**WHAT IS ASKED**
Copy out every line in which the string "that" occurs.

**DATASET SECTION**
-.-.-

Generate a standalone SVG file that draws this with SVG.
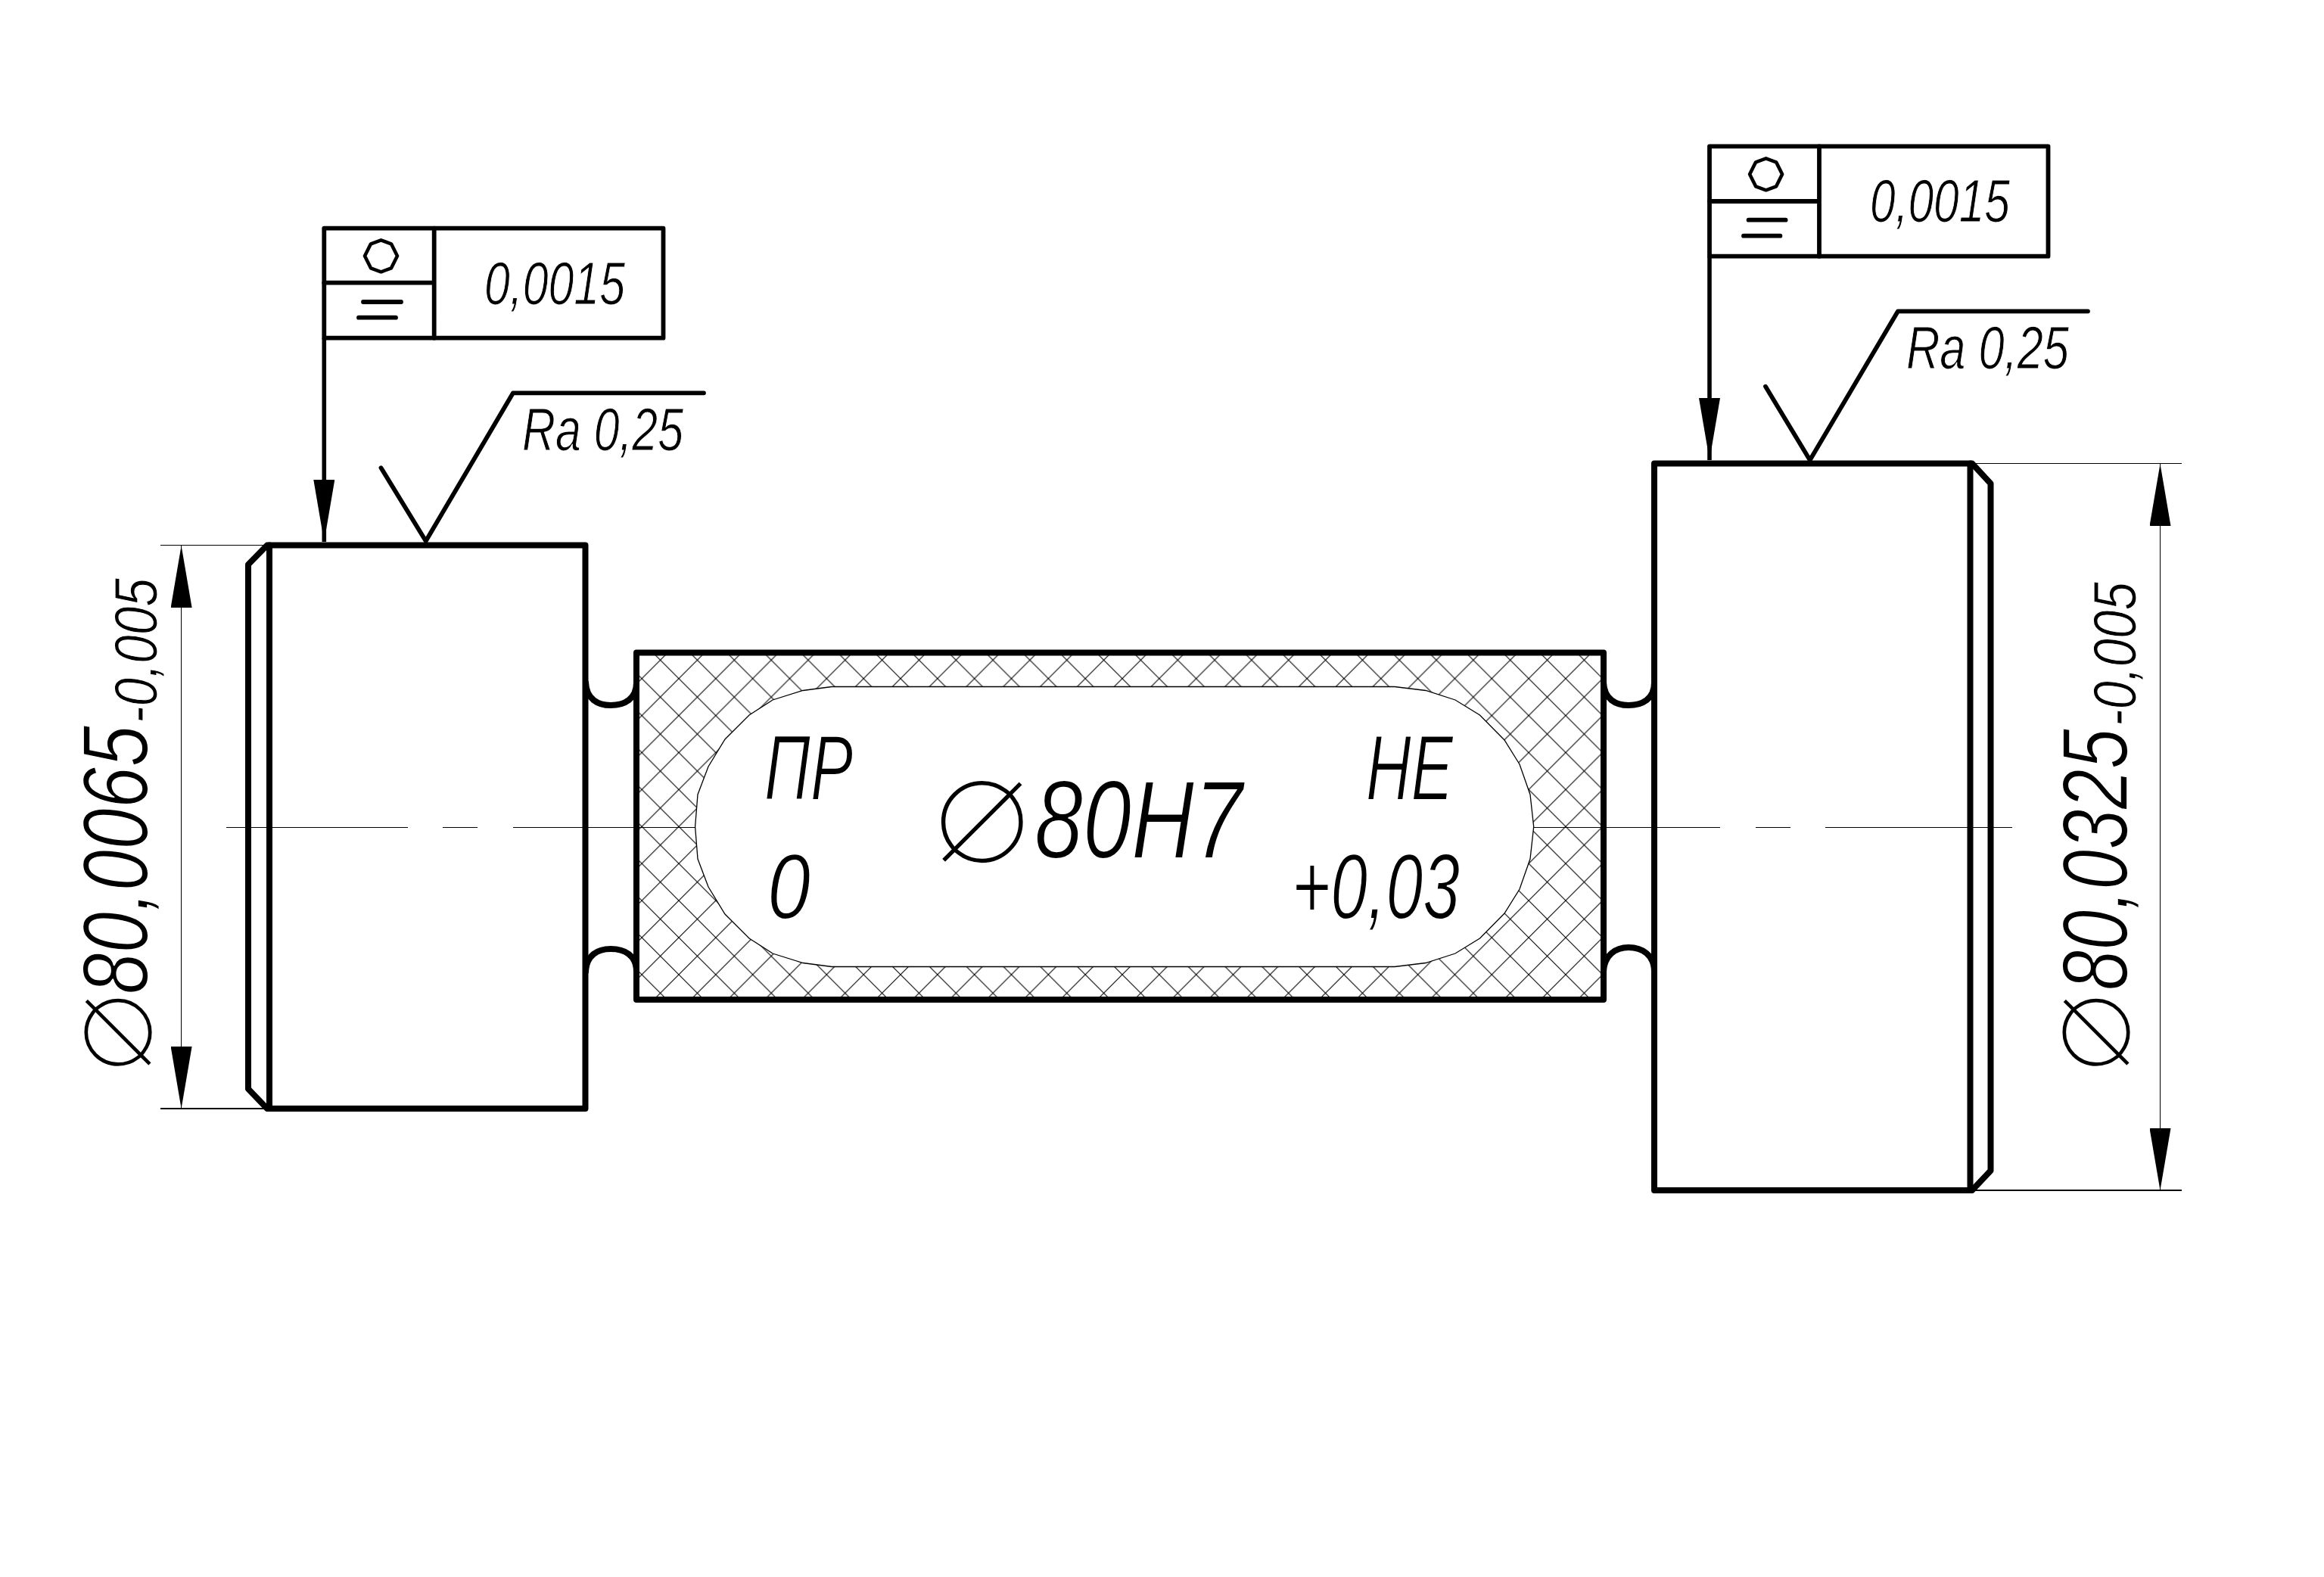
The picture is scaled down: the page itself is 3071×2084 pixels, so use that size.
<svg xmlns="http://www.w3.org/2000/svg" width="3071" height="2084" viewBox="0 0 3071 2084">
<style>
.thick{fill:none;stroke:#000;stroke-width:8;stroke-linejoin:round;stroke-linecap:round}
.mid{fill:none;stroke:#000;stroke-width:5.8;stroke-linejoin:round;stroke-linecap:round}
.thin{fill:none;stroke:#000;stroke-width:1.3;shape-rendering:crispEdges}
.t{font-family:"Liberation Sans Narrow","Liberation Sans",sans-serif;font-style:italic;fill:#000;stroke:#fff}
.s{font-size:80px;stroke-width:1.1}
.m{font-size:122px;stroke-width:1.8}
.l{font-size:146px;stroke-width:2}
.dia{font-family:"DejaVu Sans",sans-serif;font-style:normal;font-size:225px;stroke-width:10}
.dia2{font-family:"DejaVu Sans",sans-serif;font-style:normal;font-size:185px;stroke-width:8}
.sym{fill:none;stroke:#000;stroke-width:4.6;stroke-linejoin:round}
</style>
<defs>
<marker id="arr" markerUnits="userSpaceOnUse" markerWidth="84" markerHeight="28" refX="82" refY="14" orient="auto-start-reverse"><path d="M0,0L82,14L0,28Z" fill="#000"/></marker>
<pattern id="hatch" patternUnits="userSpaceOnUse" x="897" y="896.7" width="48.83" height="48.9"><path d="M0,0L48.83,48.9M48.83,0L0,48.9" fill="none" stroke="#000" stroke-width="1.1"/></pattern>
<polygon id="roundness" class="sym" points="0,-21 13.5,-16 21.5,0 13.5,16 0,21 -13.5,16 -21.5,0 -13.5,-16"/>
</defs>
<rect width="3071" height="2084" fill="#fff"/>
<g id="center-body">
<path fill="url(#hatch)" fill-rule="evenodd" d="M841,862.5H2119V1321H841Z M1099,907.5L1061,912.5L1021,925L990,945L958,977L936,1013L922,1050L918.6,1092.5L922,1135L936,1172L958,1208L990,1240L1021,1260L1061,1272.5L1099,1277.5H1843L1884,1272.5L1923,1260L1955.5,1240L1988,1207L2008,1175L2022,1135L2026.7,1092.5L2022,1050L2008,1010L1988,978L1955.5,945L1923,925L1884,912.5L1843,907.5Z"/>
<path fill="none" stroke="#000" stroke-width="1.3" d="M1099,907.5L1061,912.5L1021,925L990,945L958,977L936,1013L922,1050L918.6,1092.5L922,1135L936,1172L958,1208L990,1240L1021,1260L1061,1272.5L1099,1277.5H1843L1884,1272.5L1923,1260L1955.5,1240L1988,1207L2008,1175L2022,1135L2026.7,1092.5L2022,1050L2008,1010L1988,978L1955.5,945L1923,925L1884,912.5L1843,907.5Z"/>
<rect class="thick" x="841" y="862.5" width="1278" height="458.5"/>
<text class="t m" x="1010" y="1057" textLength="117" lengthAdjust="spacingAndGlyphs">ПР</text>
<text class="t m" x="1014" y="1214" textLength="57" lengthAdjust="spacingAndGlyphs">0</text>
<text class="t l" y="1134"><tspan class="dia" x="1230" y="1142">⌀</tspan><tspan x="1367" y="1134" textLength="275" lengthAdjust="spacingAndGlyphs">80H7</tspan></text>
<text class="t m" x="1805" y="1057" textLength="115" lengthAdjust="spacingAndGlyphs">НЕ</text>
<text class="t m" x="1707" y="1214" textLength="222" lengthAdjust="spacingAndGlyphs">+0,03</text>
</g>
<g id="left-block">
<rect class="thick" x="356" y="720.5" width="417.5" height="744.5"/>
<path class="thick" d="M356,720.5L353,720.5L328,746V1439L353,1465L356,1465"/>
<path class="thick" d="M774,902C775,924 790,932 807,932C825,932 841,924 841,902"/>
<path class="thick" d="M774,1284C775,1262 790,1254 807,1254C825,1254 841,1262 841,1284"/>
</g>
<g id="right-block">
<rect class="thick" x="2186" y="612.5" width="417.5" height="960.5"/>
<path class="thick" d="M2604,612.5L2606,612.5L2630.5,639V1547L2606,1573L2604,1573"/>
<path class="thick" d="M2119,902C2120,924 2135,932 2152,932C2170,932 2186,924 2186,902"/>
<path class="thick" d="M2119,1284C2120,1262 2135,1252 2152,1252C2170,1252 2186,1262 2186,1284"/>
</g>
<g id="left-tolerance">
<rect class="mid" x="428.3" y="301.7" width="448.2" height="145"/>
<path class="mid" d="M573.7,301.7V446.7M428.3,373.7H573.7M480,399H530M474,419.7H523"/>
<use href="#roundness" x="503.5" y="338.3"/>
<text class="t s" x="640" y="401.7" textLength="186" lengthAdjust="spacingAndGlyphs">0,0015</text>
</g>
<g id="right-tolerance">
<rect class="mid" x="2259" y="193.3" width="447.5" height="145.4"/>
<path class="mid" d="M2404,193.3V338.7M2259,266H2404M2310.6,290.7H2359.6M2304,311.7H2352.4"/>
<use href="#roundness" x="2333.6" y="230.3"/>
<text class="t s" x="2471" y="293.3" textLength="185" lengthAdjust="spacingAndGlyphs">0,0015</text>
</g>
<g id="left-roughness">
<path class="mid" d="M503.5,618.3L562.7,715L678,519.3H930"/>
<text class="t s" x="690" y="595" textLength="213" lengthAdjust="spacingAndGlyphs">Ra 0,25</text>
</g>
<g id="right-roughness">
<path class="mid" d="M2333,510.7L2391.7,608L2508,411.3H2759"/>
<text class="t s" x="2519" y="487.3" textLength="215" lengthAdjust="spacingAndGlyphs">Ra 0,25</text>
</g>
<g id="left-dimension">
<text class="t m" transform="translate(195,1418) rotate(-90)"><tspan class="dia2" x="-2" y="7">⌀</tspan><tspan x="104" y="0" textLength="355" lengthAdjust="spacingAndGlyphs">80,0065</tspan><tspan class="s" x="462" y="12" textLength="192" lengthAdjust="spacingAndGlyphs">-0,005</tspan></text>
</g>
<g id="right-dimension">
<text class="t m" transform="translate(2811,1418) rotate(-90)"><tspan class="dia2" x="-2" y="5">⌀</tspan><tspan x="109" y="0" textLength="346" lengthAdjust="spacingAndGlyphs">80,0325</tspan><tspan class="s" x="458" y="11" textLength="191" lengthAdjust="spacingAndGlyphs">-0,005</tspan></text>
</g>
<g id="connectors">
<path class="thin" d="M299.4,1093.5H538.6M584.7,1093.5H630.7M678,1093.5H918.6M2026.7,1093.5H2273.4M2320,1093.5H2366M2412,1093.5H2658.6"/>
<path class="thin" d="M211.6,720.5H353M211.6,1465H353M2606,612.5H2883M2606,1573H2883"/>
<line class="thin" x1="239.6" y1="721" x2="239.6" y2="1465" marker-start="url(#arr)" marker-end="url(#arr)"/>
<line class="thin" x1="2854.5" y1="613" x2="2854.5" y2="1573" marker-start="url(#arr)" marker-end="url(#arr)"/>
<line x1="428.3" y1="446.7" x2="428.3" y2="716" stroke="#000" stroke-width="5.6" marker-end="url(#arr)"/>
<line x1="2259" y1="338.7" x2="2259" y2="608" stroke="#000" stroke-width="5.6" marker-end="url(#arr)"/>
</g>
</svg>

-.-.-

**EXPECTED OUTPUT**
Generate a standalone SVG file that draws this with SVG.
The picture is scaled down: the page itself is 3071×2084 pixels, so use that size.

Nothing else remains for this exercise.